# Bearded dragon that won't eat anything but mealworms?



## RexyboyandCharlotte (Oct 25, 2012)

Hey everyone 
I was wondering if someone could give me some advice on getting my beardie to eat crickets, locusts and even veg if I can. The only thing he will eat is mealworms, he used to eat crickets when he was younger but went off them and hasn't eaten them since, I can leave 2/3 in the tank for several hours and he would rather sit and watch them than go and eat them? Even up close he doesn't eat them? Is there a way I can get him to eat them or could he just not enjoy the taste of them? He is also a pain when it comes to veg, I have tried so many different things that are on the nutritional page for them and he just will not eat it? I try and try but I have nothing 

Any advice will be hugely appreciated


----------



## Geeecko (Aug 19, 2012)

As long as he is eating I am not sure there is much to worry about?


----------



## palm (Mar 3, 2013)

how old is he? 


_Posted from Reptileforums.co.uk App for Android_


----------



## RexyboyandCharlotte (Oct 25, 2012)

I hope not, I have been told before that mealworms are not a good diet for them?


----------



## RexyboyandCharlotte (Oct 25, 2012)

he is just over a year old now


----------



## Ratamahata (Oct 16, 2012)

Try starving him for 3 or4 days.. should make his stomach take over his brain.

as cruel as it sounds, in the wild they can go days at a time without food.. perfectly natural


----------



## AuntyLizard (Feb 7, 2007)

Try putting the meal worms in his veg.. that's how I have encouraged some fussy feeders.

Liz


----------



## Geeecko (Aug 19, 2012)

RexyboyandCharlotte said:


> I hope not, I have been told before that mealworms are not a good diet for them?

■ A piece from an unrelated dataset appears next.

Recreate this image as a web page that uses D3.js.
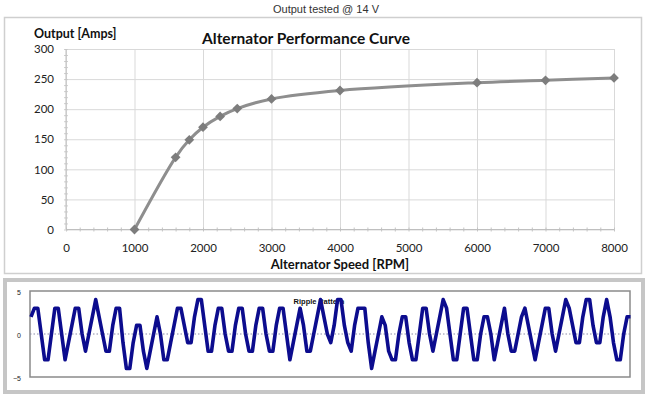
<!DOCTYPE html>
<html>
<head>
<meta charset="utf-8">
<script src="https://cdn.jsdelivr.net/npm/d3@7"></script>
<style>
body{margin:0;background:#fff}
svg{display:block}
</style>
</head>
<body>
<script>
// alternator curve
var rpm = [1000, 1600, 1800, 2000, 2250, 2500, 3000, 4000, 6000, 7000, 8000];
var amps = [0, 120, 149, 170, 188, 201, 217, 231, 244, 248, 252];
var rpmTicks = [0, 1000, 2000, 3000, 4000, 5000, 6000, 7000, 8000];
var ampTicks = [0, 50, 100, 150, 200, 250, 300];

// ripple trace (volts, one value per sample)
var ripple = [
  2, 3, 3, 0, -3, -3, 0, 3, 3, 0, -3, -1, 1, 3, 3, 0, -2, 0, 2, 4,
  2, 0, -2, -2, 1, 3, 3, -1, -4, -4, -1, 1, 1, -2, -4, -2, 0, 2, 0, -3,
  -3, -1, 1, 3, 3, 1, -1, -1, 2, 4, 4, 1, -2, -2, 1, 3, 3, 0, -2, -2,
  1, 3, 3, 0, -2, -2, 1, 3, 3, 0, -2, -2, 1, 3, 3, 0, -3, -1, 1, 3,
  1, -2, -2, 0, 2, 4, 2, 0, -1, 1, 4, 4, 1, -1, -2, 1, 3, 3, 3, -1,
  -4, -2, 0, 2, 1, -2, -3, -3, 0, 2, 2, -1, -3, -3, 0, 3, 3, 0, -2, 0,
  2, 4, 3, 0, -3, -3, 0, 3, 3, 0, -3, -3, 0, 2, 2, 0, -3, -1, 1, 3,
  0, -2, -2, 0, 2, 3, 1, -1, -3, -1, 1, 3, 3, 0, -2, 0, 2, 4, 3, 1,
  -1, -1, 2, 4, 4, 1, -1, -1, 2, 4, 2, -1, -3, -3, 0, 2, 2
];
var rippleTicks = [5, 0, -5];

var W = 649, H = 396;
var svg = d3.select('body').append('svg').attr('width', W).attr('height', H);

svg.append('text')
  .attr('x', 326).attr('y', 12.5)
  .attr('text-anchor', 'middle')
  .style('font', '11px "Liberation Sans", Arial, sans-serif')
  .style('fill', '#333')
  .text('Output tested @ 14 V');

// panel frames
svg.append('rect')
  .attr('x', 4.5).attr('y', 17.5).attr('width', 637).attr('height', 256)
  .style('fill', 'none').style('stroke', '#cfcfcf').style('stroke-width', 1.5);
svg.append('rect')
  .attr('x', 5).attr('y', 280).attr('width', 638).attr('height', 112)
  .style('fill', 'none').style('stroke', '#c6c6c6').style('stroke-width', 4);

// ---- top chart ----
var x = d3.scaleLinear().domain([0, 8000]).range([66, 614]);
var y = d3.scaleLinear().domain([0, 300]).range([229.5, 49]);
var lab = '11.5px Lato, "Open Sans", sans-serif';

var gx = svg.append('g').attr('transform', 'translate(0,229.5)')
  .call(d3.axisBottom(x).tickValues(rpmTicks).tickSize(-(229.5 - 49)).tickPadding(14)
    .tickFormat(d3.format('d')));
gx.select('.domain').remove();
gx.selectAll('line').style('stroke', '#d9d9d9');
gx.selectAll('text').style('font', lab).style('fill', '#222');

var gy = svg.append('g').attr('transform', 'translate(66,0)')
  .call(d3.axisLeft(y).tickValues(ampTicks).tickSize(-(614 - 66)).tickPadding(12));
gy.select('.domain').remove();
gy.selectAll('line').style('stroke', '#d9d9d9');
gy.selectAll('text').style('font', lab).style('fill', '#222');

// minor ticks
var mx = svg.append('g').attr('transform', 'translate(0,231.5)')
  .call(d3.axisBottom(x).ticks(40).tickSize(4).tickFormat(''));
mx.select('.domain').remove();
mx.selectAll('line').attr('y1', -4).attr('y2', 0).style('stroke', '#c4c4c4');
var my = svg.append('g').attr('transform', 'translate(68,0)')
  .call(d3.axisLeft(y).ticks(30).tickSize(4).tickFormat(''));
my.select('.domain').remove();
my.selectAll('line').style('stroke', '#cfcfcf');

// axis lines
svg.append('line').attr('x1', 66).attr('x2', 66).attr('y1', 49).attr('y2', 229.5)
  .style('stroke', '#bfbfbf');
svg.append('line').attr('x1', 66).attr('x2', 614).attr('y1', 229.5).attr('y2', 229.5)
  .style('stroke', '#bfbfbf');

var pts = rpm.map(function(r, i) { return [r, amps[i]]; });
svg.append('path')
  .datum(pts)
  .attr('d', d3.line().x(function(d) { return x(d[0]); }).y(function(d) { return y(d[1]); })
    .curve(d3.curveCatmullRom.alpha(0.5)))
  .style('fill', 'none').style('stroke', '#8e8e8e').style('stroke-width', 3);

svg.selectAll('.mk').data(pts).enter().append('path')
  .attr('class', 'mk')
  .attr('d', d3.symbol().type(d3.symbolSquare).size(48))
  .attr('transform', function(d) { return 'translate(' + x(d[0]) + ',' + y(d[1]) + ') rotate(45)'; })
  .style('fill', '#7d7d7d');

svg.append('text')
  .attr('x', 306).attr('y', 43.5)
  .attr('text-anchor', 'middle')
  .style('font', 'bold 15.5px Lato, sans-serif').style('fill', '#111')
  .text('Alternator Performance Curve');
svg.append('text')
  .attr('x', 34).attr('y', 38)
  .style('font', 'bold 12.5px Lato, sans-serif').style('fill', '#111')
  .text('Output [Amps]');
svg.append('text')
  .attr('x', 340).attr('y', 269)
  .attr('text-anchor', 'middle')
  .style('font', 'bold 13px Lato, sans-serif').style('fill', '#111')
  .text('Alternator Speed [RPM]');

// ---- ripple chart ----
var rx = d3.scaleLinear().domain([0, ripple.length - 1]).range([31, 630.5]);
var ry = d3.scaleLinear().domain([-5, 5]).range([377, 291]);

svg.append('rect')
  .attr('x', 30).attr('y', 291).attr('width', 600).attr('height', 86)
  .style('fill', 'none').style('stroke', '#8a8a8a').style('stroke-width', 1.5);

svg.append('line')
  .attr('x1', 30).attr('x2', 630).attr('y1', ry(0)).attr('y2', ry(0))
  .style('stroke', '#8a8aa8').style('stroke-dasharray', '1.5,2');

var ga = svg.append('g').attr('transform', 'translate(30,0)')
  .call(d3.axisLeft(ry).tickValues(rippleTicks).tickSize(0).tickPadding(9));
ga.select('.domain').remove();
ga.selectAll('text').style('font', '7px "Liberation Sans", Arial, sans-serif').style('fill', '#222')
  .attr('dy', '0.5em');

svg.append('text')
  .attr('x', 319).attr('y', 303.5)
  .attr('text-anchor', 'middle')
  .style('font', 'bold 7.5px "Liberation Sans", Arial, sans-serif').style('fill', '#111')
  .text('Ripple Pattern');

svg.append('path')
  .datum(ripple)
  .attr('d', d3.line().x(function(d, i) { return rx(i); }).y(function(d) { return ry(d); }))
  .style('fill', 'none').style('stroke', '#0c0c8e').style('stroke-width', 3.6)
  .style('stroke-linejoin', 'round');
</script>
</body>
</html>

There seems to be conflicting advice about it. Main thing is he is eating ok. Maybe he just does no like them. Mine is not fussed on crickets.


----------



## palm (Mar 3, 2013)

nutritionally they aren't amazing. make sure you are dusting with vits/calcium. have you tried dubias? 


_Posted from Reptileforums.co.uk App for Android_


----------



## RexyboyandCharlotte (Oct 25, 2012)

I dust all of his food, I try putting worms in his veg and that doesn't work either, the veg is spat back out (he must take after me for veg, I don't like it so I can't blame him I will try and starve him and see if it works then, I have tried it before but it didn't make a difference, worth a second try though I suppose


----------



## palm (Mar 3, 2013)

even though mealworms aren't great its better than nothing. have you tried morioworms?


_Posted from Reptileforums.co.uk App for Android_


----------



## AuntyLizard (Feb 7, 2007)

What veg do you use? Try a variation of colour and for the next week don't offer him anything else other than veg.. If he is hungry he will eat it.. He is being a bit like a spoilt child at the moment lol time to get tough with him. He will be able to manage a week without live and sure enough if he is hungry enough he will eat anything.

Liz


----------



## RexyboyandCharlotte (Oct 25, 2012)

I have tried lettuce, carrot, peppers, kiwi which he would eat at first but then wasn't really fussed about that and I think I will have to try that then, when I did try him with crickets about a week ago and left them in the viv with him he didn't eat but because he hadn't ate for a couple of days I gave him some worms and he ate them straight away? He just confuses me? :/


----------



## AuntyLizard (Feb 7, 2007)

Ok can I suggest rocket, watercress, butternut squash chopped finely, lambs lettuce, dandylion leaves and flower and blueberries. No live for at least 5 days... Then re introduce something like Dubia roaches.

Liz


----------



## Ratamahata (Oct 16, 2012)

Try some dubia roaches if you can. Very high in nutrition


----------



## RexyboyandCharlotte (Oct 25, 2012)

What kind of flower? And where can I find dubia roaches, I have never seen them before?


----------



## nicnet (Apr 3, 2011)

Nutrition Content

have a mooch through for some idea's on veg for him

also try him on locusts.

I'd also stop giving him the mealworms as he is 'addicted' to them.

Are you hand feeding him the mealworms or putting them in a bowl? If hand feeding, then stop it. They can also get addicted to hand feeding and won't feed at all unless you do it.


----------



## dramen (May 29, 2012)

RexyboyandCharlotte said:


> What kind of flower? And where can I find dubia roaches, I have never seen them before?


Try one of the online retailers scales and fangs do them or the roach hut as theres many more


----------



## pippin9050 (Dec 20, 2011)

As somone has said go cold turkey on him only offer himm crickets and locusts he will eventually eat them.
Im doing the same to my panther at the moment but with just crickets as he loves the others just trying to get him back on them as they are good for him.


----------



## palm (Mar 3, 2013)

RexyboyandCharlotte said:


> What kind of flower? And where can I find dubia roaches, I have never seen them before?


i order mine from the northampton reptile center website. 


_Posted from Reptileforums.co.uk App for Android_


----------